Cargo supports a feature-flags mechanism, whereby a crate can declare parts of its functionality to be optional, with enablement or disablement happening at compile time.
As of version 0.12, the capnp
crate has a new
feature flag called unaligned
.
When unaligned
is enabled, capnp
makes no assumptions about the alignment of its data.
In particular, it can read a message in place from any array of bytes via
read_message_from_flat_slice()
.
On the flip side, when unaligned
is not enabled, capnp
requires that message segments are 8-byte aligned,
returning an error
if it detects that’s not the case.
The 8-byte alignment is then used whenever
capnp
loads or stores a primitive value in a message.

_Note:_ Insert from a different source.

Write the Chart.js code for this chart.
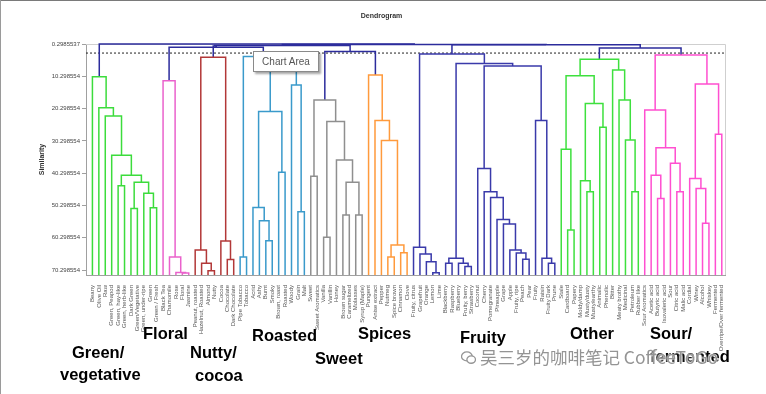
<!DOCTYPE html>
<html>
<head>
<meta charset="utf-8">
<script src="https://cdn.jsdelivr.net/npm/chart.js@4/dist/chart.umd.min.js"></script>
<style>
  html, body { margin: 0; padding: 0; background: #fff; }
  #wrap { position: relative; width: 766px; height: 394px; overflow: hidden; background: #fff; }
  #wrap canvas { position: absolute; left: 0; top: 0; }
  .cat { position: absolute; font-family: "Liberation Sans", Arial, sans-serif; font-weight: bold; font-size: 16.5px; color: #000; line-height: 22px; white-space: nowrap; }
  #tip { position: absolute; left: 253px; top: 51px; width: 64px; height: 19px; background: #fff; border: 1px solid #8a8a8a;
         box-shadow: 2px 2px 2px rgba(0,0,0,0.35); font-family: "Liberation Sans", Arial, sans-serif; font-size: 10px; color: #555;
         line-height: 19px; text-align: center; }
  #wm { position: absolute; left: 461px; top: 345px; font-family: "Noto Sans CJK SC", "Liberation Sans", sans-serif; font-size: 17.5px;
        color: #949494; white-space: nowrap; line-height: 24px; text-shadow: 0 0 2px #fff, 0 0 2px #fff; }
  #frameT { position: absolute; left: 0; top: 0; width: 766px; height: 1px; background: #7a7a7a; }
  #frameL { position: absolute; left: 0; top: 0; width: 1px; height: 394px; background: #9a9a9a; }
</style>
</head>
<body>
<div id="wrap">
  <canvas id="c" width="766" height="394"></canvas>
  <div id="tip">Chart Area</div>
  <div class="cat" style="left:72px; top:341px;">Green/</div>
  <div class="cat" style="left:60px; top:363px;">vegetative</div>
  <div class="cat" style="left:143px; top:322px;">Floral</div>
  <div class="cat" style="left:190px; top:341px;">Nutty/</div>
  <div class="cat" style="left:195px; top:364px;">cocoa</div>
  <div class="cat" style="left:252px; top:324px;">Roasted</div>
  <div class="cat" style="left:315px; top:347px;">Sweet</div>
  <div class="cat" style="left:358px; top:322px;">Spices</div>
  <div class="cat" style="left:460px; top:326px;">Fruity</div>
  <div class="cat" style="left:570px; top:322px;">Other</div>
  <div class="cat" style="left:650px; top:322px;">Sour/</div>
  <div class="cat" style="left:650px; top:345px;">fermented</div>
  <div id="wm"><svg width="15" height="14" viewBox="0 0 14 13" style="vertical-align:-1px"><ellipse cx="5.5" cy="5" rx="5" ry="4.2" fill="none" stroke="#949494" stroke-width="1.2"/><ellipse cx="9.5" cy="8" rx="4" ry="3.4" fill="#fff" stroke="#949494" stroke-width="1.2"/></svg> 吴三岁的咖啡笔记 CoffeeToGo</div>
  <div id="frameT"></div>
  <div id="frameL"></div>
</div>
<script>
// ---------------- data ----------------
const leafLabels = [
  "Beany","Olive Oil","Raw","Green, Peapod","Green, hay-like","Green, herb-like","Dark Green","Green/Vegetative","Green, under-ripe","Green","Green / Fresh",
  "Black Tea","Chamomile","Rose","Floral","Jasmine",
  "Peanut, roasted","Hazelnut, Roasted","Almond","Nutty","Cocoa","Chocolate","Dark Chocolate",
  "Pipe Tobacco","Tobacco","Acrid","Ashy","Burnt","Smoky","Brown, roast","Roasted","Woody","Grain","Malt",
  "Sweet","Sweet Aromatics","Vanilla","Vanillin","Honey","Brown sugar","Caramelized","Molasses","Syrup (Maple)",
  "Pungent","Anise extract","Pepper","Nutmeg","Spice brown","Cinnamon","Clove",
  "Fruity, citrus","Grapefruit","Orange","Lemon","Lime","Blackberry","Raspberry","Blueberry","Fruity, berry","Strawberry",
  "Coconut","Cherry","Pomegranate","Pineapple","Grape","Apple","Fruity, ripe","Peach","Pear","Fruity","Raisin","Fruity Dark","Prune",
  "Stale","Cardboard","Papery","Moldy/damp","Musty/dusty","Musty/earthy","Animalic","Phenolic","Bitter","Meaty brothy","Medicinal","Petroleum","Rubber like",
  "Sour Aromatics","Acetic acid","Butyric acid","Isovaleric acid","Sour","Citric acid","Malic acid","Cordial","Winey","Alcohol","Whiskey","Fermented","Overripe/Over fermented"
];

const yTickValues = [0.2985537, 10.298554, 20.298554, 30.298554, 40.298554, 50.298554, 60.298554, 70.298554];
const yTickLabels = ["0.2985537","10.298554","20.298554","30.298554","40.298554","50.298554","60.298554","70.298554"];

const cutLevel = 3.1;

// merges: [node id, left child, right child, similarity level]; numbers are leaf indices
const greenMerges = [
  ["g1", 9, 10, 51.0], ["g2", 8, "g1", 46.5], ["g3", 6, 7, 51.2], ["g4", "g3", "g2", 43.1],
  ["g5", 4, 5, 44.2], ["g6", "g5", "g4", 40.9], ["g7", 3, "g6", 34.7], ["g8", 2, "g7", 22.6],
  ["g9", 1, "g8", 20.0], ["g10", 0, "g9", 10.4]
];
const floralMerges = [
  ["f1", 14, 15, 71.2], ["f2", 13, "f1", 71.0], ["f3", 12, "f2", 66.2], ["f4", 11, "f3", 11.7]
];
const nuttyMerges = [
  ["n1", 18, 19, 70.5], ["n2", 17, "n1", 68.2], ["n3", 16, "n2", 64.1],
  ["n4", 21, 22, 67.0], ["n5", 20, "n4", 61.3], ["n6", "n3", "n5", 4.4]
];
const roastedMerges = [
  ["r1", 23, 24, 66.2], ["r2", 27, 28, 61.2], ["r3", 26, "r2", 55.0], ["r4", 25, "r3", 50.9],
  ["r5", 29, 30, 40.0], ["r6", "r4", "r5", 21.2], ["r7", 32, 33, 52.2], ["r8", 31, "r7", 13.0],
  ["r9", "r6", "r8", 7.5], ["r10", "r1", "r9", 4.2]
];
const sweetMerges = [
  ["s1", 36, 37, 60.1], ["s2", 39, 40, 53.2], ["s3", 41, 42, 53.2], ["s4", "s2", "s3", 43.1],
  ["s5", 38, "s4", 36.2], ["s6", "s1", "s5", 24.3], ["s7", 34, 35, 41.2], ["s8", "s7", "s6", 17.6]
];
const spiceMerges = [
  ["p1", 46, 47, 66.2], ["p2", 48, 49, 64.9], ["p3", "p1", "p2", 62.5], ["p4", 45, "p3", 30.2],
  ["p5", 44, "p4", 24.0], ["p6", 43, "p5", 9.9]
];
const fruityMerges = [
  ["c1", 53, 54, 71.1], ["c2", 52, "c1", 67.7], ["c3", 51, "c2", 65.3], ["c4", 50, "c3", 63.2],
  ["b1", 55, 56, 68.2], ["b2", 58, 59, 69.2], ["b3", 57, "b2", 68.2], ["b4", "b1", "b3", 66.6],
  ["t1", 67, 68, 66.9], ["t2", 66, "t1", 65.0], ["t3", 65, "t2", 64.1], ["t4", 64, "t3", 56.0],
  ["t5", 63, "t4", 54.6], ["t6", 62, "t5", 47.8], ["t7", 61, "t6", 46.0], ["t8", 60, "t7", 38.8],
  ["d1", 71, 72, 68.2], ["d2", 70, "d1", 66.6], ["d3", 69, "d2", 24.0],
  ["u1", "t8", "d3", 7.1], ["u2", "b4", "u1", 6.3], ["u3", "c4", "u2", 3.4]
];
const otherMerges = [
  ["o1", 74, 75, 57.9], ["o2", 73, "o1", 32.9], ["o3", 77, 78, 46.0], ["o4", 76, "o3", 42.6],
  ["o5", 79, 80, 26.1], ["o6", "o4", "o5", 18.7], ["o7", "o2", "o6", 10.1], ["o8", 84, 85, 46.0],
  ["o9", 83, "o8", 30.0], ["o10", 82, "o9", 17.6], ["o11", 81, "o10", 8.35], ["o12", "o7", "o11", 5.0]
];
const sourMerges = [
  ["a1", 88, 89, 48.1], ["a2", 87, "a1", 40.9], ["a3", 91, 92, 46.0], ["a4", 90, "a3", 37.2],
  ["a5", "a2", "a4", 32.4], ["a6", 86, "a5", 20.7], ["a7", 95, 96, 55.8], ["a8", 94, "a7", 45.0],
  ["a9", 93, "a8", 41.9], ["a10", 97, 98, 28.2], ["a11", "a9", "a10", 12.7], ["a12", "a6", "a11", 3.7]
];
const topMerges = [
  ["x1", "f4", "r10", 1.3], ["x2", "n6", "x1", 0.95], ["x3", "s8", "p6", 2.6], ["x4", "x2", "x3", 0.75],
  ["x5", "o12", "a12", 1.5], ["x6", "u3", "x5", 0.55], ["x7", "x4", "x6", 0.42], ["x8", "g10", "x7", 0.30]
];

// ---------------- styles ----------------
const Y_BOTTOM = 71.8;
const groupStyles = [
  { merges: greenMerges,   color: "#3cdc3c" },
  { merges: floralMerges,  color: "#ea62cc" },
  { merges: nuttyMerges,   color: "#b23838" },
  { merges: roastedMerges, color: "#3a9acb" },
  { merges: sweetMerges,   color: "#8f8f8f" },
  { merges: spiceMerges,   color: "#ff9a3c" },
  { merges: fruityMerges,  color: "#3a3aaa" },
  { merges: otherMerges,   color: "#3ee03e" },
  { merges: sourMerges,    color: "#ff4fd0" },
  { merges: topMerges,     color: "#2c2c9c" }
];

const nodeX = {}, nodeH = {};
const xOf = r => typeof r === "number" ? r : nodeX[r];
const hOf = r => typeof r === "number" ? Y_BOTTOM : nodeH[r];

const datasets = [];
groupStyles.forEach(g => {
  g.merges.forEach(([id, a, b, lvl]) => {
    const xa = xOf(a), xb = xOf(b);
    datasets.push({
      data: [{x: xa, y: hOf(a)}, {x: xa, y: lvl}, {x: xb, y: lvl}, {x: xb, y: hOf(b)}],
      borderColor: g.color, borderWidth: 1.5, showLine: true, pointRadius: 0, fill: false, tension: 0, clip: false
    });
    nodeX[id] = (xa + xb) / 2;
    nodeH[id] = lvl;
  });
});
// truncation level (dotted)
datasets.push({
  data: [{x: -1, y: cutLevel}, {x: 98.5, y: cutLevel}],
  borderColor: "#222", borderWidth: 1, borderDash: [2, 2], showLine: true, pointRadius: 0, fill: false, clip: false
});

const frame = {
  id: "frame",
  beforeDatasetsDraw(chart) {
    const {ctx, chartArea: a} = chart;
    ctx.save();
    ctx.strokeStyle = "#cfcfcf"; ctx.lineWidth = 1;
    ctx.beginPath();
    ctx.moveTo(a.left, a.top + 0.5); ctx.lineTo(a.right + 0.5, a.top + 0.5); ctx.lineTo(a.right + 0.5, a.bottom);
    ctx.stroke();
    ctx.restore();
  }
};

new Chart(document.getElementById("c"), {
  type: "scatter",
  data: { datasets },
  plugins: [frame],
  options: {
    responsive: false,
    animation: false,
    events: [],
    layout: { padding: { left: 38, right: 41, top: 0, bottom: 0 } },
    plugins: {
      legend: { display: false },
      tooltip: { enabled: false },
      title: { display: true, text: "Dendrogram", color: "#333",
               font: { family: "Liberation Sans", size: 7, weight: "bold" },
               padding: { top: 12, bottom: 23.6 } }
    },
    scales: {
      x: {
        type: "linear", min: -1, max: 98.5,
        afterBuildTicks: s => { s.ticks = leafLabels.map((_, i) => ({ value: i })); },
        afterFit: s => { s.height = 119; },
        ticks: { autoSkip: false, minRotation: 90, maxRotation: 90, padding: 2,
                 font: { family: "Liberation Sans", size: 6 }, color: "#555",
                 callback: v => leafLabels[v] },
        grid: { display: false },
        border: { display: true, color: "#a0a0a0", width: 1 }
      },
      y: {
        type: "linear", reverse: true, min: 0.2985537, max: Y_BOTTOM,
        afterBuildTicks: s => { s.ticks = yTickValues.map(v => ({ value: v })); },
        afterFit: s => { s.width = 48; },
        ticks: { padding: 2, font: { family: "Liberation Sans", size: 6 }, color: "#444",
                 callback: (v, i) => yTickLabels[i] },
        grid: { drawOnChartArea: false, drawTicks: true, tickLength: 4, color: "#a0a0a0" },
        border: { display: true, color: "#a0a0a0", width: 1 },
        title: { display: true, text: "Similarity", color: "#333", padding: 0,
                 font: { family: "Liberation Sans", size: 7, weight: "bold" } }
      }
    }
  }
});
</script>
</body>
</html>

With the new interface, there is no longer a need for the problematic unsafe fn Word::bytes_to_words()
,
so that method no longer exists.
The downside of enabling the unaligned
feature is that some operations require
more instructions on certain compilation targets.
To better understand the performance cost,
I ran capnproto-rust’s
benchmark suite
on three different computers: my laptop (x86_64), an EC2 ARM64 instance (aarch64), and a Raspberry Pi Zero (armv6).
I compared three different capnproto-rust versions: 0.11, 0.12, and 0.12 with unaligned
.
As expected, on all of the computers
the 0.12 version without the unaligned
feature performed about the same version 0.11
(within measurement noise).
When I enabled the unaligned
feature, the only computer where there
was a noticeable performance impact was the Raspberry Pi,
where the benchmarks slowed down between 10 and 20 percent.
This also was within my expectations, though I had been hoping
it would be lower. (If the performance impact had been negligible,
I would likely not have bothered to make unaligned
an optional feature; instead
I would have made it the only supported mode.)
Following ralfj’s suggestion, I also performed some testing with miri to increase my confidence that there is no lurking undefined behavior. I added some tests that specifically force 1-byte alignment.
I was pleasantly surprised to learn how easy it is to run miri these days:
$ rustup component add miri
$ cargo miri test
I recommend that you try this on your own projects!